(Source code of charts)

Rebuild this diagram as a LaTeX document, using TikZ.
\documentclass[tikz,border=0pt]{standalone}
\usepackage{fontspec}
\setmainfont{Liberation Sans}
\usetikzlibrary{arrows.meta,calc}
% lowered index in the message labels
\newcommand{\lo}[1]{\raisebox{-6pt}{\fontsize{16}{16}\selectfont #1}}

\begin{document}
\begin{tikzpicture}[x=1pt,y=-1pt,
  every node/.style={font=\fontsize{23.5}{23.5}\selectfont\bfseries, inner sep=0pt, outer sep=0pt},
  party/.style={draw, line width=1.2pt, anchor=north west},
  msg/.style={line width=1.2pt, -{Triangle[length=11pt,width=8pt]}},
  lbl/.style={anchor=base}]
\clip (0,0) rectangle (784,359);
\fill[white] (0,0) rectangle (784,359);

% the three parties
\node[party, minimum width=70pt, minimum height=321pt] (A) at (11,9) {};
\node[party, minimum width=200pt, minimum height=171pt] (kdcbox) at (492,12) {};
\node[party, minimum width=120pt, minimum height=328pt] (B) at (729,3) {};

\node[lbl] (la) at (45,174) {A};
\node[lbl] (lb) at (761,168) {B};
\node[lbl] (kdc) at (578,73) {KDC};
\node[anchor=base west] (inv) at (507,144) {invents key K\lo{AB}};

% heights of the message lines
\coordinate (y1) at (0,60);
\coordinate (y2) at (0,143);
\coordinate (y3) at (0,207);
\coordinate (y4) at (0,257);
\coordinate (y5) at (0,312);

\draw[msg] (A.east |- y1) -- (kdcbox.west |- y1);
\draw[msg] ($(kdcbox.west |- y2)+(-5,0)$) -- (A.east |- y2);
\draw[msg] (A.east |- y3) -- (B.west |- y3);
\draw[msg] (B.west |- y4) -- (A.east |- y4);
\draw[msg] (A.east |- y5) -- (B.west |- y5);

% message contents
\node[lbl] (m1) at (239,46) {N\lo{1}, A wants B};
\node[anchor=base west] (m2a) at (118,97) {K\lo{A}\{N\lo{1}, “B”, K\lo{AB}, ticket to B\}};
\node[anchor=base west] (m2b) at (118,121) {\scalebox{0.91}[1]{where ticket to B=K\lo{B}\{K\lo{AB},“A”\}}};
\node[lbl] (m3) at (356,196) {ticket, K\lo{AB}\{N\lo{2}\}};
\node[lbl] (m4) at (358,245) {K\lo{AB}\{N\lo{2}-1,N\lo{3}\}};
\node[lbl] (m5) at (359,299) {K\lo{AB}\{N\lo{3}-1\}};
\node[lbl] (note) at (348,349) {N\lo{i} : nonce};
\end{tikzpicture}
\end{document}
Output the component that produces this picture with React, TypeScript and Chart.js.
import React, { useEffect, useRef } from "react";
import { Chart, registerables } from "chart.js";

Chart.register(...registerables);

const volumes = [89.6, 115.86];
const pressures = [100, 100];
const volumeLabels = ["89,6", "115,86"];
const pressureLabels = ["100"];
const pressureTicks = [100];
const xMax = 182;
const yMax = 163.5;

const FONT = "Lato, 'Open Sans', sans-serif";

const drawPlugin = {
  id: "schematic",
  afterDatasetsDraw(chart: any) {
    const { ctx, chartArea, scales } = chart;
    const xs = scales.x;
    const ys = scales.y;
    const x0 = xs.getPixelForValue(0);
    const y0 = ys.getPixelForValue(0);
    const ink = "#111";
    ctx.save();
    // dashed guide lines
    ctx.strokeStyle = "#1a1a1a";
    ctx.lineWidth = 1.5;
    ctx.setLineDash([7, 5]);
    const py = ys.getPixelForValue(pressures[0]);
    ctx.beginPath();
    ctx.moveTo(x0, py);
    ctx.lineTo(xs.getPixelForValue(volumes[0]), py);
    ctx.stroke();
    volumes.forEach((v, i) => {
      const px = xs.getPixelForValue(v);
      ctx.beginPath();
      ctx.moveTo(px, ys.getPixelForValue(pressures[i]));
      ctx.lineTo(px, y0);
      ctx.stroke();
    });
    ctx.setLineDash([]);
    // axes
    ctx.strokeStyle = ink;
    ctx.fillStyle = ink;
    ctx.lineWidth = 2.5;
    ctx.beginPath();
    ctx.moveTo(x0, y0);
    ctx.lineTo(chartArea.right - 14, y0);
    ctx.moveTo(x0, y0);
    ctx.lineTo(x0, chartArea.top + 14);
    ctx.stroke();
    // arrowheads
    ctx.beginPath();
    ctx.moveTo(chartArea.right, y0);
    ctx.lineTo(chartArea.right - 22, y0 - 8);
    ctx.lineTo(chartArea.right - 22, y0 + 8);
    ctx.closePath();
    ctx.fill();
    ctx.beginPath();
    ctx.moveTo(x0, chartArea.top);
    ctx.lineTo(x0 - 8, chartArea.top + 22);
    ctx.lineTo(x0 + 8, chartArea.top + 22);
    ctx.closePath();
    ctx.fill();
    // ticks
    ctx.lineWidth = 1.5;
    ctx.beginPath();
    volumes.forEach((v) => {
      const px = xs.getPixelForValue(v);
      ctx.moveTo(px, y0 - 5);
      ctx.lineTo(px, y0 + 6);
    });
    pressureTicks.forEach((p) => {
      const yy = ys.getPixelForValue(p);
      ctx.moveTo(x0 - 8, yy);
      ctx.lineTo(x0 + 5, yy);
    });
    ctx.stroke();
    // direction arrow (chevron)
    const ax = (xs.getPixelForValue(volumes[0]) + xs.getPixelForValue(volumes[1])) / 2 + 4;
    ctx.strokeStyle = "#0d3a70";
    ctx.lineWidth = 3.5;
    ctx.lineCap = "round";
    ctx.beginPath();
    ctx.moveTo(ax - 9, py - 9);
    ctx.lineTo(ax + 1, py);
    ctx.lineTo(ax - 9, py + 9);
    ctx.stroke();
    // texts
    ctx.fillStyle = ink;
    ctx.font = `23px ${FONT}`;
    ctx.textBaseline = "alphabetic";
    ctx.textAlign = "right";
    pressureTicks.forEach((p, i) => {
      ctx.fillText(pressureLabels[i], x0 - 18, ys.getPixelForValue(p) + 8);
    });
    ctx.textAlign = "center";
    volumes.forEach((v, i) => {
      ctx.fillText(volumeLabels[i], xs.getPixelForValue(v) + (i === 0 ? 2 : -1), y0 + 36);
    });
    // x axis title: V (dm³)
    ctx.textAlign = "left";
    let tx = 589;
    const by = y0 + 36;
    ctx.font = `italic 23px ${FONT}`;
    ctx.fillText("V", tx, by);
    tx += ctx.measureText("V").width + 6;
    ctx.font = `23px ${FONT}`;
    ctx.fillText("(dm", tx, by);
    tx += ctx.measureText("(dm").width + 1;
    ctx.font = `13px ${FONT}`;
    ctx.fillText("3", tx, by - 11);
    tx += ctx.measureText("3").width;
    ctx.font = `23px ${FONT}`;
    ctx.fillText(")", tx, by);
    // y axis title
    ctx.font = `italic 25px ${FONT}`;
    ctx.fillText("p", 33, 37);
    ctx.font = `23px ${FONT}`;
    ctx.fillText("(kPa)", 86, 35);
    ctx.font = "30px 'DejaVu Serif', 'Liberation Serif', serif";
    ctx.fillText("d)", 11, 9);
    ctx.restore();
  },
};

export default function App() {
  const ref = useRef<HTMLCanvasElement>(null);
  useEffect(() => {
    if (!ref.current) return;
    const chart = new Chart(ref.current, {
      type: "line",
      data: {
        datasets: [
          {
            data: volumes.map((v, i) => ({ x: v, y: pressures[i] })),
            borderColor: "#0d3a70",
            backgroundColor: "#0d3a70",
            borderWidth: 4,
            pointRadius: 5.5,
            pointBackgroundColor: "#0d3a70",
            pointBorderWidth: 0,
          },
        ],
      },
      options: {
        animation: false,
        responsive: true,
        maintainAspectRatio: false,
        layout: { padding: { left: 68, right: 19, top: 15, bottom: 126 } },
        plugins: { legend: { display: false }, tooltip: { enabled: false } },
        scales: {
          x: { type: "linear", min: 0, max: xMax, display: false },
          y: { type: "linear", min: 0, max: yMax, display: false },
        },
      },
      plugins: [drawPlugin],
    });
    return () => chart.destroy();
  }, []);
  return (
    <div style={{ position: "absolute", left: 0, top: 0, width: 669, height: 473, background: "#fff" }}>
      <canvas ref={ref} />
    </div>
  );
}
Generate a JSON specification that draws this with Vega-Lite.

### Goal
Every line from the first entry to the line containing "minimum width=120pt, minimum" should be transcribed exactly, and nothing beyond it.

### In response
Rebuild this diagram as a LaTeX document, using TikZ.
\documentclass[tikz,border=0pt]{standalone}
\usepackage{fontspec}
\setmainfont{Liberation Sans}
\usetikzlibrary{arrows.meta,calc}
% lowered index in the message labels
\newcommand{\lo}[1]{\raisebox{-6pt}{\fontsize{16}{16}\selectfont #1}}

\begin{document}
\begin{tikzpicture}[x=1pt,y=-1pt,
  every node/.style={font=\fontsize{23.5}{23.5}\selectfont\bfseries, inner sep=0pt, outer sep=0pt},
  party/.style={draw, line width=1.2pt, anchor=north west},
  msg/.style={line width=1.2pt, -{Triangle[length=11pt,width=8pt]}},
  lbl/.style={anchor=base}]
\clip (0,0) rectangle (784,359);
\fill[white] (0,0) rectangle (784,359);

% the three parties
\node[party, minimum width=70pt, minimum height=321pt] (A) at (11,9) {};
\node[party, minimum width=200pt, minimum height=171pt] (kdcbox) at (492,12) {};
\node[party, minimum width=120pt, minimum height=328pt] (B) at (729,3) {};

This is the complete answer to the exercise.